WRITTEN EXERCISE >> Return the listing below verbatim. Pictures do not belong in the copy.

--- begin ---

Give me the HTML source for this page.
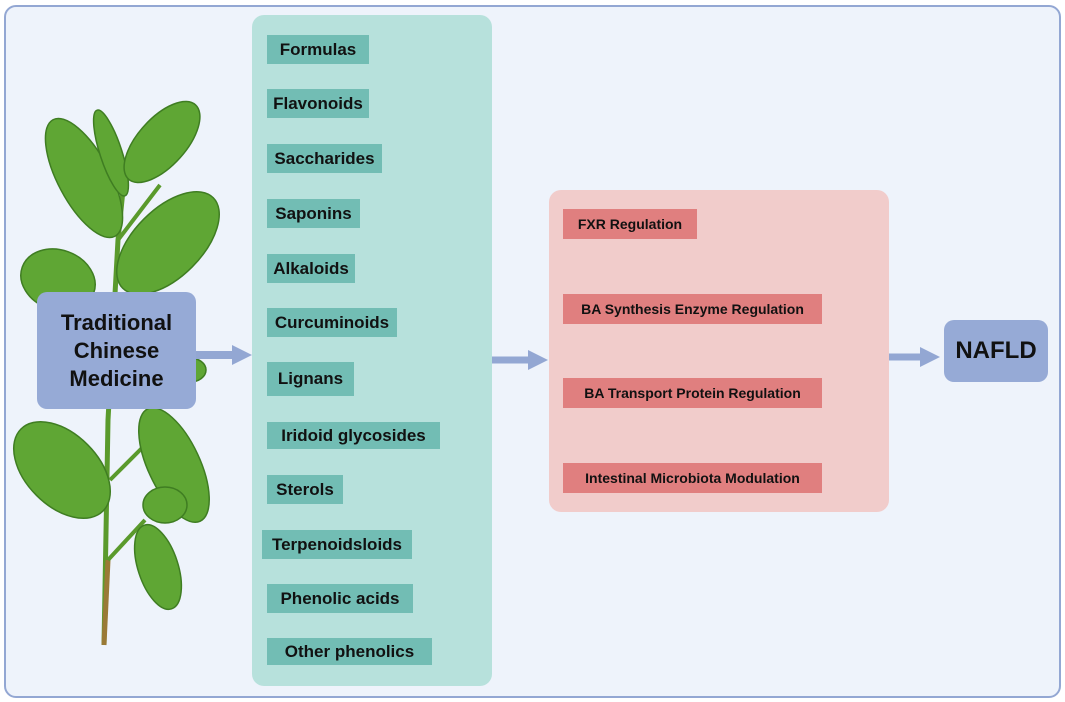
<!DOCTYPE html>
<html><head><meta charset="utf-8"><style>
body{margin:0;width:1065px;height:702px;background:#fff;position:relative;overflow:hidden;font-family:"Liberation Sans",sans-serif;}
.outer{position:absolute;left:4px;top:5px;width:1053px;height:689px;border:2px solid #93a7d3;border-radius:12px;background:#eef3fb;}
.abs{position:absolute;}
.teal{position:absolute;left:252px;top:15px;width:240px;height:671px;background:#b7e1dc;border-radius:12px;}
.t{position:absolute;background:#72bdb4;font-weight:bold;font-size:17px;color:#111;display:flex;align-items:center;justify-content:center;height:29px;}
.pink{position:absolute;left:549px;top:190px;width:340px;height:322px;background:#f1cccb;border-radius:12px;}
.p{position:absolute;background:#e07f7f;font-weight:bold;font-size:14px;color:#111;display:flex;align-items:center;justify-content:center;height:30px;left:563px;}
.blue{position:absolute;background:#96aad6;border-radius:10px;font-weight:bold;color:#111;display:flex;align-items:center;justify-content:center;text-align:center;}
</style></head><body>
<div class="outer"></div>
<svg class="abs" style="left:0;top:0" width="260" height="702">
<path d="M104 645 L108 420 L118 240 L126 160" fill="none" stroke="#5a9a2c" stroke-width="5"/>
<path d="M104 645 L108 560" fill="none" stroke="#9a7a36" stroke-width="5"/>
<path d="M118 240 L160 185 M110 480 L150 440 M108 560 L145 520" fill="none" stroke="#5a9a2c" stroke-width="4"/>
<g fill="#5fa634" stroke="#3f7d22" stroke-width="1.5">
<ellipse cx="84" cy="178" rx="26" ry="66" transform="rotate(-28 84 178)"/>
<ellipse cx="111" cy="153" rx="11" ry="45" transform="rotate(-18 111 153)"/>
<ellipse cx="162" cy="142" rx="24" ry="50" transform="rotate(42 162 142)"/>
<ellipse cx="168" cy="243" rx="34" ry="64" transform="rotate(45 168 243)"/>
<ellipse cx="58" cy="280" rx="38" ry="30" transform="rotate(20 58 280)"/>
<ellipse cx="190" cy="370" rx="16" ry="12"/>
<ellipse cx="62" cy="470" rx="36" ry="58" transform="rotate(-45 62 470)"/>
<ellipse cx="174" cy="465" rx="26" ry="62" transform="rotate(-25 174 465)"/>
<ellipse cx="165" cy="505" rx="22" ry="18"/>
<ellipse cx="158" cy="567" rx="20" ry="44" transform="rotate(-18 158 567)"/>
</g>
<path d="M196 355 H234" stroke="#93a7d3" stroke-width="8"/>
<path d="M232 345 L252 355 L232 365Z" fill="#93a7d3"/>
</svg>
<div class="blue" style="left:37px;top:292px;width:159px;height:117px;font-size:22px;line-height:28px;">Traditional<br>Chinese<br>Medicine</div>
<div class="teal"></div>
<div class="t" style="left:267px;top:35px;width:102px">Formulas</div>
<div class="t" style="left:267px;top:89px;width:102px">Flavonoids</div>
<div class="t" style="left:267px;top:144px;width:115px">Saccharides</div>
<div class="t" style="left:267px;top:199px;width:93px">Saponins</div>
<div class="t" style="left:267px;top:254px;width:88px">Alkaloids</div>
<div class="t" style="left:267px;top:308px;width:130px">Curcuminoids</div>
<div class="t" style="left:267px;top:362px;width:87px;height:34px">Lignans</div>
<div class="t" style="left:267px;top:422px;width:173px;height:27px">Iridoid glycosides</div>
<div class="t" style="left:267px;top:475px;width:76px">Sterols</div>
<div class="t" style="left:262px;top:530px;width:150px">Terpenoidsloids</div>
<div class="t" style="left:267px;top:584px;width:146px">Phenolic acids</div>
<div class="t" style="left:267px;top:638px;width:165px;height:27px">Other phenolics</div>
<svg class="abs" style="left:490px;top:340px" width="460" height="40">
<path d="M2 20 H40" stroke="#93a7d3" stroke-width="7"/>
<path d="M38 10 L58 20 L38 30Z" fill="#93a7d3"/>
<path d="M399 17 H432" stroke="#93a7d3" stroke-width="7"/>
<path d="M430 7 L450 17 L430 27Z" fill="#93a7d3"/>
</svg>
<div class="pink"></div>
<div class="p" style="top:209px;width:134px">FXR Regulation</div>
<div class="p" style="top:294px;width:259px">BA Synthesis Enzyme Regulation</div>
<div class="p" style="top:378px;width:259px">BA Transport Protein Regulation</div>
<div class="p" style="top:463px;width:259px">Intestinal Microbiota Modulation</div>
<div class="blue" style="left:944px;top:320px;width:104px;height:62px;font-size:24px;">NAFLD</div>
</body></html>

--- end ---

OUTPUT BELOW >>
Give me the HTML source for this page.
<!DOCTYPE html>
<html><head><meta charset="utf-8"><style>
body{margin:0;width:1065px;height:702px;background:#fff;position:relative;overflow:hidden;font-family:"Liberation Sans",sans-serif;}
.outer{position:absolute;left:4px;top:5px;width:1053px;height:689px;border:2px solid #93a7d3;border-radius:12px;background:#eef3fb;}
.abs{position:absolute;}
.teal{position:absolute;left:252px;top:15px;width:240px;height:671px;background:#b7e1dc;border-radius:12px;}
.t{position:absolute;background:#72bdb4;font-weight:bold;font-size:17px;color:#111;display:flex;align-items:center;justify-content:center;height:29px;}
.pink{position:absolute;left:549px;top:190px;width:340px;height:322px;background:#f1cccb;border-radius:12px;}
.p{position:absolute;background:#e07f7f;font-weight:bold;font-size:14px;color:#111;display:flex;align-items:center;justify-content:center;height:30px;left:563px;}
.blue{position:absolute;background:#96aad6;border-radius:10px;font-weight:bold;color:#111;display:flex;align-items:center;justify-content:center;text-align:center;}
</style></head><body>
<div class="outer"></div>
<svg class="abs" style="left:0;top:0" width="260" height="702">
<path d="M104 645 L108 420 L118 240 L126 160" fill="none" stroke="#5a9a2c" stroke-width="5"/>
<path d="M104 645 L108 560" fill="none" stroke="#9a7a36" stroke-width="5"/>
<path d="M118 240 L160 185 M110 480 L150 440 M108 560 L145 520" fill="none" stroke="#5a9a2c" stroke-width="4"/>
<g fill="#5fa634" stroke="#3f7d22" stroke-width="1.5">
<ellipse cx="84" cy="178" rx="26" ry="66" transform="rotate(-28 84 178)"/>
<ellipse cx="111" cy="153" rx="11" ry="45" transform="rotate(-18 111 153)"/>
<ellipse cx="162" cy="142" rx="24" ry="50" transform="rotate(42 162 142)"/>
<ellipse cx="168" cy="243" rx="34" ry="64" transform="rotate(45 168 243)"/>
<ellipse cx="58" cy="280" rx="38" ry="30" transform="rotate(20 58 280)"/>
<ellipse cx="190" cy="370" rx="16" ry="12"/>
<ellipse cx="62" cy="470" rx="36" ry="58" transform="rotate(-45 62 470)"/>
<ellipse cx="174" cy="465" rx="26" ry="62" transform="rotate(-25 174 465)"/>
<ellipse cx="165" cy="505" rx="22" ry="18"/>
<ellipse cx="158" cy="567" rx="20" ry="44" transform="rotate(-18 158 567)"/>
</g>
<path d="M196 355 H234" stroke="#93a7d3" stroke-width="8"/>
<path d="M232 345 L252 355 L232 365Z" fill="#93a7d3"/>
</svg>
<div class="blue" style="left:37px;top:292px;width:159px;height:117px;font-size:22px;line-height:28px;">Traditional<br>Chinese<br>Medicine</div>
<div class="teal"></div>
<div class="t" style="left:267px;top:35px;width:102px">Formulas</div>
<div class="t" style="left:267px;top:89px;width:102px">Flavonoids</div>
<div class="t" style="left:267px;top:144px;width:115px">Saccharides</div>
<div class="t" style="left:267px;top:199px;width:93px">Saponins</div>
<div class="t" style="left:267px;top:254px;width:88px">Alkaloids</div>
<div class="t" style="left:267px;top:308px;width:130px">Curcuminoids</div>
<div class="t" style="left:267px;top:362px;width:87px;height:34px">Lignans</div>
<div class="t" style="left:267px;top:422px;width:173px;height:27px">Iridoid glycosides</div>
<div class="t" style="left:267px;top:475px;width:76px">Sterols</div>
<div class="t" style="left:262px;top:530px;width:150px">Terpenoidsloids</div>
<div class="t" style="left:267px;top:584px;width:146px">Phenolic acids</div>
<div class="t" style="left:267px;top:638px;width:165px;height:27px">Other phenolics</div>
<svg class="abs" style="left:490px;top:340px" width="460" height="40">
<path d="M2 20 H40" stroke="#93a7d3" stroke-width="7"/>
<path d="M38 10 L58 20 L38 30Z" fill="#93a7d3"/>
<path d="M399 17 H432" stroke="#93a7d3" stroke-width="7"/>
<path d="M430 7 L450 17 L430 27Z" fill="#93a7d3"/>
</svg>
<div class="pink"></div>
<div class="p" style="top:209px;width:134px">FXR Regulation</div>
<div class="p" style="top:294px;width:259px">BA Synthesis Enzyme Regulation</div>
<div class="p" style="top:378px;width:259px">BA Transport Protein Regulation</div>
<div class="p" style="top:463px;width:259px">Intestinal Microbiota Modulation</div>
<div class="blue" style="left:944px;top:320px;width:104px;height:62px;font-size:24px;">NAFLD</div>
</body></html>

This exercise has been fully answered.